I’m guessing the CEOs of both General Electric and American Giant would agree with me.
The American Giant business model works because the product is only sold through their web site. They have no brick and mortar retailers. I may be willing to pay for quality, but if you had to add a retailer’s margin in there, it would be out of my price range.
Pretty clearly, the internet can facilitate the sale of higher quality products by avoiding a level of distribution and cost. I’m not quite sure if that’s completely good or bad, but it’s a fact. I’ve written before that I thought we were early in the process of figuring out the model for internet and retail coexisting. Here’s an impact I hadn’t thought of until now; it might facilitate U.S. production and higher quality. The benefits of having design, production, marketing and fulfillment in one place are, I suspect, significant. 

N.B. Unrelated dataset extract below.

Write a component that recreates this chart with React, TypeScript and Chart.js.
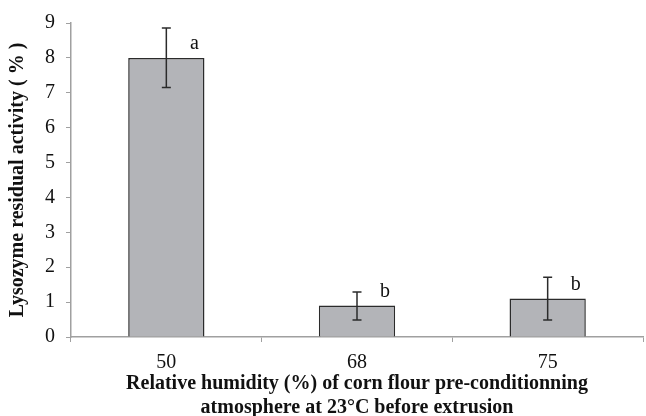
import React, { useEffect, useRef } from "react";
import { Chart, registerables } from "chart.js";

Chart.register(...registerables);

const categories = ["50", "68", "75"];
const values = [8.0, 0.9, 1.1];
const errLow = [7.15, 0.49, 0.49];
const errHigh = [8.86, 1.29, 1.71];
const letters = ["a", "b", "b"];
const yTicks = [0, 1, 2, 3, 4, 5, 6, 7, 8, 9];

const FONT = "'Liberation Serif', 'Times New Roman', serif";

const errorPlugin = {
  id: "errbars",
  afterDatasetsDraw(chart: any) {
    const ctx = chart.ctx;
    const meta = chart.getDatasetMeta(0);
    const ys = chart.scales.y;
    ctx.save();
    ctx.strokeStyle = "#2b2b2b";
    ctx.lineWidth = 1.5;
    meta.data.forEach((bar: any, i: number) => {
      const x = bar.x;
      const yh = ys.getPixelForValue(errHigh[i]);
      const yl = ys.getPixelForValue(errLow[i]);
      ctx.beginPath();
      ctx.moveTo(x, yh);
      ctx.lineTo(x, yl);
      ctx.moveTo(x - 4.5, yh);
      ctx.lineTo(x + 4.5, yh);
      ctx.moveTo(x - 4.5, yl);
      ctx.lineTo(x + 4.5, yl);
      ctx.stroke();
      ctx.fillStyle = "#111";
      ctx.font = `20px ${FONT}`;
      ctx.textAlign = "center";
      ctx.textBaseline = "middle";
      const yt = ys.getPixelForValue(values[i]);
      ctx.fillText(letters[i], x + 28, yt - 14);
    });
    ctx.restore();
  },
};

export default function App() {
  const ref = useRef<HTMLCanvasElement>(null);
  useEffect(() => {
    document.body.style.margin = "0";
    const chart = new Chart(ref.current!, {
      type: "bar",
      data: {
        labels: categories,
        datasets: [
          {
            data: values,
            backgroundColor: "#b3b4b8",
            borderColor: "#2b2b2b",
            borderWidth: 1.5,
            barPercentage: 0.4,
            categoryPercentage: 1,
          },
        ],
      },
      options: {
        animation: false,
        responsive: false,
        maintainAspectRatio: false,
        layout: { padding: { top: 8, right: 3, left: 6, bottom: -4 } },
        plugins: { legend: { display: false }, tooltip: { enabled: false } },
        scales: {
          x: {
            offset: true,
            grid: {
              offset: true,
              drawOnChartArea: false,
              drawTicks: true,
              tickLength: 5,
              color: "#a0a0a0",
            },
            border: { color: "#a0a0a0", width: 1.5 },
            ticks: { color: "#111", font: { family: FONT, size: 20, lineHeight: 1.1 }, padding: 10 },
            title: {
              display: true,
              text: [
                "Relative humidity (%) of corn flour pre-conditionning",
                "atmosphere at 23°C before extrusion",
              ],
              color: "#111",
              font: { family: FONT, size: 20, weight: "bold", lineHeight: 1.2 },
              padding: { top: -12, bottom: 0 },
            },
          },
          y: {
            min: 0,
            max: 9,
            afterBuildTicks: (axis: any) => {
              axis.ticks = yTicks.map((v) => ({ value: v }));
            },
            grid: {
              drawOnChartArea: false,
              drawTicks: true,
              tickLength: 5,
              color: "#a0a0a0",
            },
            border: { color: "#a0a0a0", width: 1.5 },
            ticks: { color: "#111", font: { family: FONT, size: 20 }, padding: 11 },
            title: {
              display: true,
              text: "Lysozyme residual activity ( % )",
              color: "#111",
              font: { family: FONT, size: 20, weight: "bold" },
              padding: { top: 0, bottom: 4 },
            },
          },
        },
      },
      plugins: [errorPlugin],
    });
    return () => chart.destroy();
  }, []);
  return (
    <div style={{ width: 646, height: 416 }}>
      <canvas ref={ref} width={646} height={416} />
    </div>
  );
}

Let’s distinguish between fast fashion and supply chain and inventory management. Fast fashion (which I define as rapid turnover of artificially supply constrained product) is a marketing idea. Good supply chain and inventory management is necessary to fast fashion, but it would be a good idea even if nobody ever came up with the fast fashion moniker. It can never be bad to be able to react quicker to the market and hold less product in inventory.

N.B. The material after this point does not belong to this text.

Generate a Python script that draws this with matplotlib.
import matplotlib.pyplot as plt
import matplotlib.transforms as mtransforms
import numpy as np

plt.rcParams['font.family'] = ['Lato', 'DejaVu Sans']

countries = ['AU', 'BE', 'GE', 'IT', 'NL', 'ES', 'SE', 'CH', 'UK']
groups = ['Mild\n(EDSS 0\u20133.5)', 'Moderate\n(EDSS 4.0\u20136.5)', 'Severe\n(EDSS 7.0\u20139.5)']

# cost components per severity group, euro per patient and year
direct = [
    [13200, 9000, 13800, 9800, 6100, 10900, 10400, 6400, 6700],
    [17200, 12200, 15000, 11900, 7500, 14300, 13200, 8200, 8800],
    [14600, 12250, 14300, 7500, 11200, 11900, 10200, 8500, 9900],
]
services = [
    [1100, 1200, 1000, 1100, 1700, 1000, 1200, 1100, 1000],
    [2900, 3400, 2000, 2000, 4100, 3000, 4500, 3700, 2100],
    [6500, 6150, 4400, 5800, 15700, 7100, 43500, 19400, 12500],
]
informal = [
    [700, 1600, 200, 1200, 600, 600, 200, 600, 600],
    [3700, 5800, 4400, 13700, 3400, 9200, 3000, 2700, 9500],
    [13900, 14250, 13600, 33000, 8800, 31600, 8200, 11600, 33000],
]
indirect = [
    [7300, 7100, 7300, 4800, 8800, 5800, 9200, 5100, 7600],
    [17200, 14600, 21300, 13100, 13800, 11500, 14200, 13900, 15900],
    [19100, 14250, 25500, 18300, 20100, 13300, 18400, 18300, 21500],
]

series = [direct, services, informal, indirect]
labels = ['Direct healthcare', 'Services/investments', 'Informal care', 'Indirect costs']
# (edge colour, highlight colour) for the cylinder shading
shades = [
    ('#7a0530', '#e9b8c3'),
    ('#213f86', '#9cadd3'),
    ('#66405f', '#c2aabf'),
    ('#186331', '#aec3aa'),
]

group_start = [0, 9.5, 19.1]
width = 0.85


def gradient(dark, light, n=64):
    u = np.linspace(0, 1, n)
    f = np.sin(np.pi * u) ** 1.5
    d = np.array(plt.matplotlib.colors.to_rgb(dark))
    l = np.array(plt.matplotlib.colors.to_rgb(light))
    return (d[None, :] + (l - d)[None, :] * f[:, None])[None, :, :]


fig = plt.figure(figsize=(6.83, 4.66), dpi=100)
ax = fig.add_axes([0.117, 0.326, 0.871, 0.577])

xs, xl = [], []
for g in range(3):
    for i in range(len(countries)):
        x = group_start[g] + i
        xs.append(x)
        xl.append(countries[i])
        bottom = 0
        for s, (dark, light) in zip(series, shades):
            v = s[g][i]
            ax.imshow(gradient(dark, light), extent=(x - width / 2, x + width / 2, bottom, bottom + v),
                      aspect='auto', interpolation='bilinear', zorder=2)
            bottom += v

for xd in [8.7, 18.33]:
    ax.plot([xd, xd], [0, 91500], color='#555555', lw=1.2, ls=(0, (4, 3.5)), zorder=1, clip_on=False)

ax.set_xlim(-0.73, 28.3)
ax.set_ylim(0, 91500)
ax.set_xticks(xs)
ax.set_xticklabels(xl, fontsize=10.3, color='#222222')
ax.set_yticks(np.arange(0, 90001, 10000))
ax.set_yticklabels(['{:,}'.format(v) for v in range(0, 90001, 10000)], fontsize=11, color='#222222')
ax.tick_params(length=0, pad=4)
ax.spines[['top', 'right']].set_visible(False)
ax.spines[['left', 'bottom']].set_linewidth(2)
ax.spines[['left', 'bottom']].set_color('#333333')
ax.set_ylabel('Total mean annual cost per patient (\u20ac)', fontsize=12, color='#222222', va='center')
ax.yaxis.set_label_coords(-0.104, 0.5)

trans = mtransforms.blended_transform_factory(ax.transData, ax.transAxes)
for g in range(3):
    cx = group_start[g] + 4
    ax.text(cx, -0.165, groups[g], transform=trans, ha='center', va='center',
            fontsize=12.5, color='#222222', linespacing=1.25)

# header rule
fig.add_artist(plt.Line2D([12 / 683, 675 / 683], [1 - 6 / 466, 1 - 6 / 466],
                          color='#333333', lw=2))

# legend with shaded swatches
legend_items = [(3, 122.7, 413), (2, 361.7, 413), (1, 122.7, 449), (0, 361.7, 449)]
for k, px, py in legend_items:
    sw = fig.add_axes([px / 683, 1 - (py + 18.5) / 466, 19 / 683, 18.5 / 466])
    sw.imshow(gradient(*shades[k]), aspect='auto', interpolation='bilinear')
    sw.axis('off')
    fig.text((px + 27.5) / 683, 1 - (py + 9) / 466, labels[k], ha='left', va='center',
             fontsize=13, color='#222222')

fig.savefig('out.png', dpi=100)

Every company I write about these days is talking about managing their supply chain better, reducing their time to market and “micromanaging” their inventory. They don’t all use the term fast fashion, but to some extent that’s what they are reacting to or trying to emulate. It’s so universal it seems like a bubble.
I’m wondering if fast fashion isn’t a trend that will run its course. I understand the excitement it can generate, but once the novelty wears off, I am uncertain shopping more often for product that isn’t really that well made just because it’s “new” will support a long term business model. 
In the days of our ongoing economic malaise, it can be hard to find a lot to be positive about. But as I use Aunt Jenny’s eggbeater to make an omelet, wait with anticipation for a hoodie I expect will last a long, long time and wonder if I should be replacing my water heater, I’m feeling kind of hopeful about what might be an important long term trend back towards higher quality products and domestic manufacturing.